Major of Advanced Nanosciences and Biosciences
|Subject name||Content of lecture|
|Synthetic Methods for Advanced Organic Molecules||
Organic synthesis is a powerful tool for the creation of useful organic molecules such as medicine, and recognized as the major field on life sciences. This lecture will be discussed on design, organic synthesis of novel drug candidates, and their structure-activity relationship (SAR). As the specific targets for the drug development, inhibitors of aldo-keto reductase, which are aimed to develop new anti-cancer drugs. The developments of antidiabetic drug based upon the insulin-sensitizing, and the synthesis of poison-frog alkaloids and their effects on nicotinic acetylcholine receptors are also discussed.
|Advanced Synthetic Chemistry for Functional Molecules||
This lecture focuses on the creation of biologically relevant organic molecules through the synthesis of natural and unnatural molecules with the novel synthetic technologies. The recent development of new strategies and catalysts for the efficient synthesis of small molecules will be discussed with an emphasis on the application of these methods to the total synthesis of complex natural products. Based on the fundamental synthetic strategies, such as asymmetric synthesis, theoretical organic synthesis, and retrosynthesis, recent examples of natural product synthesis will also be reviewed.
|Chemistry of Functional Metal Complexes||
(Class in English)
Knowledge and understanding of coordination chemistry are necessary in the field of bioscience because nanoscale metal complexes of peptides and proteins play functionally important parts in vivo. In this lecture, structure, function, properties, and reaction mechanism of metal complexes, which depend on the metal center, are studied in connection with bioactivity and pharmacological activity. Furthermore, application to biotechnology will be discussed on the basis of the above knowledge and understanding.
|Bio-environmental Analytical Chemistry||
Development of in vivo monitoring tools for metabolites such as glucose or lactate and electrolytes such as sodium or potassium in the human body is important for the fields of biochemistry and clinical analyses. In this lecture, design and synthesis of receptor molecules for metabolites and electrolytes are discussed on the basis of host-guest chemistry. In addition, the concept of functional molecules that convert interactions of the molecular recognition to electrochemical or optical signals is also discussed. Furthermore, some examples of minimally invasive sensing systems based on the receptors and the functional molecules for in vivo monitoring of metabolites and electrolytes are interpreted.
Elucidation of the physicochemical properties of materials interfaces (surfaces) is necessary for understanding biological processes such as protein adsorption, cell adhesion and molecular recognition. In this lecture, classical and advanced techniques for the interface (surface) analysis will be discussed.
|Molecular System Science of Nucleic Acids||
Ribonucleic acid (RNA) is a biopolymer playing various roles in cellular life systems.
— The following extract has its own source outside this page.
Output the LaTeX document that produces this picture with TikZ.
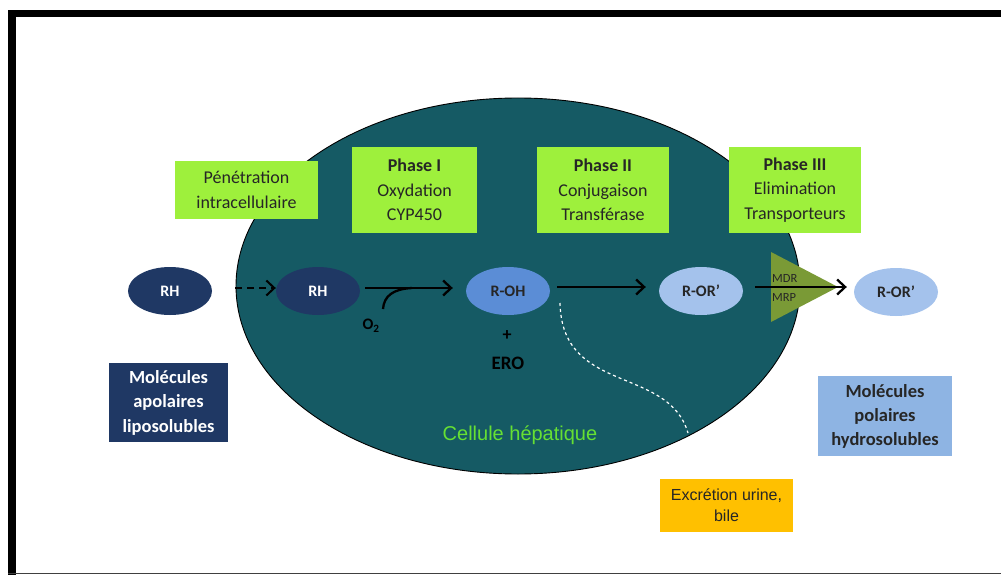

RNA serves not only as a carrier of genetic information but also performs protein-like functions such as chemical transformation and molecular recognition. Because of its functionality, RNA has also been recognized as a promising material for nanobiotechnology. This lecture will provide the basic knowledge of RNA functions originated from their molecular structures and also introduce the state of the art of functional RNAs and their molecular systems in biological science and in nanobiotechnology.
|Evolutionary Molecular Engineering||
Evolutionary molecular engineering, the research field aiming creation of novel functional molecules by mimicking evolution of life, is distinct from conventional “design”-based strategies. This lecture will provide the history of this field, principles of the method, and various research examples from basic sciences to applications.
The recent rapid development of computer technology has enabled us to analyze a large biomolecules by the method of computational chemistry based on all-atom simulation. This class summarizes theory and methodology of statistical thermodynamics necessary for a biomolecular simulation such as molecular dynamics simulation.
Recently, the application of organic chemistry to molecular biology has been vigorously conducted. Novel synthesized chemicals reveal various biological phenomena which was difficult to clarify by conventional molecular biology techniques. This lecture will provide recent reports spanning to chemistry, biology and physics.
The development of materials for controlling cells and tissues, which are biomaterials, has been focused by drastic advancement of therapies using stem cells. For the development of biomaterials, it is so important to acquire the knowledge of biology, medicine, pharmacy as well as the knowledge of the characteristics of materials and elements. The methodology and the related studies for designing functional biomaterials will be provided in this lecture.